Stated task: Look through the listing below for the line containing "Convert this chart to Chart.js code.". Copy it and each line after it up to and including the line containing "ctx.stroke();", exactly, leaving out pictures.

======== Input ========

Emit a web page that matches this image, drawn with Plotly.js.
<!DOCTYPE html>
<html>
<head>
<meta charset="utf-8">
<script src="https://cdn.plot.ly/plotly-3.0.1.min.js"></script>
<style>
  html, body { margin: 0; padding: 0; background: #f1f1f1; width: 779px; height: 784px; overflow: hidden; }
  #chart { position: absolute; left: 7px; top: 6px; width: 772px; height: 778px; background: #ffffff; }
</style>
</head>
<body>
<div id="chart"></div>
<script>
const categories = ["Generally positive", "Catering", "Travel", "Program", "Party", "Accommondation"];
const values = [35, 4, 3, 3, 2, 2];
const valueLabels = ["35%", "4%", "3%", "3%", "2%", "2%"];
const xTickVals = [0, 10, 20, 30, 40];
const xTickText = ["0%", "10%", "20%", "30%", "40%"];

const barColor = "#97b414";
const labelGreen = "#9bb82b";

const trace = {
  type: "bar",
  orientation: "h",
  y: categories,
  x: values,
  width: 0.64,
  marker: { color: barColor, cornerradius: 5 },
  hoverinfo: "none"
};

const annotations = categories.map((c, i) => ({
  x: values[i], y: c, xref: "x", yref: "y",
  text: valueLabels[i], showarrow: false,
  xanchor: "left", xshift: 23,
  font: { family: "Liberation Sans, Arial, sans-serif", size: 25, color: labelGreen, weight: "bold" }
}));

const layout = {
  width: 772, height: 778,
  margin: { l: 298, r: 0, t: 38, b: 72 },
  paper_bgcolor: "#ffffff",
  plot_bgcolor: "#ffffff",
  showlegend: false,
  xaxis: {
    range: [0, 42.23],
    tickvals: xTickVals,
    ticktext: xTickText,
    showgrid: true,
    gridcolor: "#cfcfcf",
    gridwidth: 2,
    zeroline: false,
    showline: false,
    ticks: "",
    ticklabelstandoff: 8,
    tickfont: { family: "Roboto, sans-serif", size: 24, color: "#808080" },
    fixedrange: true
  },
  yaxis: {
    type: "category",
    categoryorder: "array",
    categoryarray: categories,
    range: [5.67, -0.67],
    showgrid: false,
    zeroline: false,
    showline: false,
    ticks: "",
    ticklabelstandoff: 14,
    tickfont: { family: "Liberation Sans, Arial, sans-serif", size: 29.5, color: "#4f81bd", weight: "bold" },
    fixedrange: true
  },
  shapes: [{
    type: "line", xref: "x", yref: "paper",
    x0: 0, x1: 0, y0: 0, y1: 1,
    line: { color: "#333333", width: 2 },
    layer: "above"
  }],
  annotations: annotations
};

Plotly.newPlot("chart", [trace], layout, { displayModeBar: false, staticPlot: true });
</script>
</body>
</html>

========
======== Input ========

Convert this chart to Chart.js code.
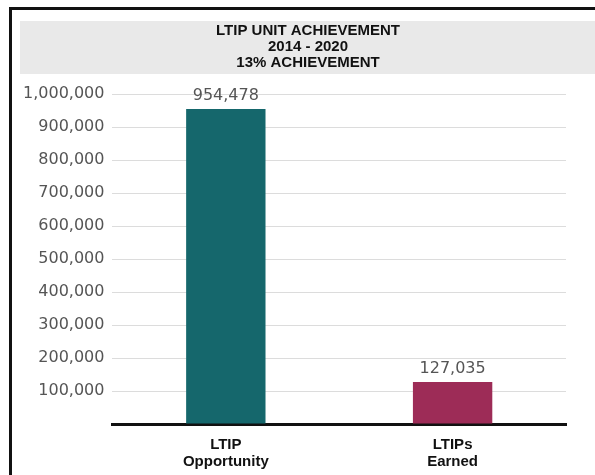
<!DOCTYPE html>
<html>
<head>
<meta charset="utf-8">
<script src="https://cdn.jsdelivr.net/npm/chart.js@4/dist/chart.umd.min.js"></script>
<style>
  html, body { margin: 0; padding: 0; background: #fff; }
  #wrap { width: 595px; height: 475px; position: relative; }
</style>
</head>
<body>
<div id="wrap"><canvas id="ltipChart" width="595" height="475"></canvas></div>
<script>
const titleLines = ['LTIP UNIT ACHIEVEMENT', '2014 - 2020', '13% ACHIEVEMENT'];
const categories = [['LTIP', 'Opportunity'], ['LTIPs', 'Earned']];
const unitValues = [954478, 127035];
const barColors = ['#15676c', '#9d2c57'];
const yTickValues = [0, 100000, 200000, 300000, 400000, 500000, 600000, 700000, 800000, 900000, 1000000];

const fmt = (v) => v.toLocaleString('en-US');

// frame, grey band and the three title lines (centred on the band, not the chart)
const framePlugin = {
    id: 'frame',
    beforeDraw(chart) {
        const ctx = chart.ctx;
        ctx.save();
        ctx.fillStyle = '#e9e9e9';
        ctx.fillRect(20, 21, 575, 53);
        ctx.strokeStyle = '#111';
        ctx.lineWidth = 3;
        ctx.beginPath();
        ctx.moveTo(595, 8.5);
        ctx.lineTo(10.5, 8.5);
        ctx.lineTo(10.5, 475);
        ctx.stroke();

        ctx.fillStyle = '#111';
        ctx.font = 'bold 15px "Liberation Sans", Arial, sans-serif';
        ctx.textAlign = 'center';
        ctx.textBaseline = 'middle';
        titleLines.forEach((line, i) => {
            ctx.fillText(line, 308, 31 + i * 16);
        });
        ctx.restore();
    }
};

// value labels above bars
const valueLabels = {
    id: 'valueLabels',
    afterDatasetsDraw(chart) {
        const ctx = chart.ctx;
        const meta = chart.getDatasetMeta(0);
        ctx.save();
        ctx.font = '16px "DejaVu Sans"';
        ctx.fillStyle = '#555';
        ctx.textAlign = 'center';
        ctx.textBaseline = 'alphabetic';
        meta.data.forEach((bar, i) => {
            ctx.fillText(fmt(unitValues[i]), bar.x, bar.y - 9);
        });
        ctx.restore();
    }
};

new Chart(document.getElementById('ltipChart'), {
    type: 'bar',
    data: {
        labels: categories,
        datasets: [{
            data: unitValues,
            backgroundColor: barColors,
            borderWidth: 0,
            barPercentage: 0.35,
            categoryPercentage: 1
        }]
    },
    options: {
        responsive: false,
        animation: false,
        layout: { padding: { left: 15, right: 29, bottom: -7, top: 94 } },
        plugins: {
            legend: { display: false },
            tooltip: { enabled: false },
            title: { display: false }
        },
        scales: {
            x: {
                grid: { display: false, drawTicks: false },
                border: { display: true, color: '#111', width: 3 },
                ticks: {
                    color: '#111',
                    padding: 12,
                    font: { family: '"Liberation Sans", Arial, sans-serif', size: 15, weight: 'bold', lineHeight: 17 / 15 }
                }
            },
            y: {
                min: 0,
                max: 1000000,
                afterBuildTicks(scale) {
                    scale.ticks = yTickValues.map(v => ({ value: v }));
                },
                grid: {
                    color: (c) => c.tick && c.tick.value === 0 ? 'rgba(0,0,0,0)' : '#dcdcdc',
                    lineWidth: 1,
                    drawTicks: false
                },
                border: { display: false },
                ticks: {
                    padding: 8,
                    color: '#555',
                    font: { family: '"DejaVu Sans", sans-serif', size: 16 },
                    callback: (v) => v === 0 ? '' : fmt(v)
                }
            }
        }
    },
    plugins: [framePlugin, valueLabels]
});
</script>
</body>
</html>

========

Response to the task:
Convert this chart to Chart.js code.
<!DOCTYPE html>
<html>
<head>
<meta charset="utf-8">
<script src="https://cdn.jsdelivr.net/npm/chart.js@4/dist/chart.umd.min.js"></script>
<style>
  html, body { margin: 0; padding: 0; background: #fff; }
  #wrap { width: 595px; height: 475px; position: relative; }
</style>
</head>
<body>
<div id="wrap"><canvas id="ltipChart" width="595" height="475"></canvas></div>
<script>
const titleLines = ['LTIP UNIT ACHIEVEMENT', '2014 - 2020', '13% ACHIEVEMENT'];
const categories = [['LTIP', 'Opportunity'], ['LTIPs', 'Earned']];
const unitValues = [954478, 127035];
const barColors = ['#15676c', '#9d2c57'];
const yTickValues = [0, 100000, 200000, 300000, 400000, 500000, 600000, 700000, 800000, 900000, 1000000];

const fmt = (v) => v.toLocaleString('en-US');

// frame, grey band and the three title lines (centred on the band, not the chart)
const framePlugin = {
    id: 'frame',
    beforeDraw(chart) {
        const ctx = chart.ctx;
        ctx.save();
        ctx.fillStyle = '#e9e9e9';
        ctx.fillRect(20, 21, 575, 53);
        ctx.strokeStyle = '#111';
        ctx.lineWidth = 3;
        ctx.beginPath();
        ctx.moveTo(595, 8.5);
        ctx.lineTo(10.5, 8.5);
        ctx.lineTo(10.5, 475);
        ctx.stroke();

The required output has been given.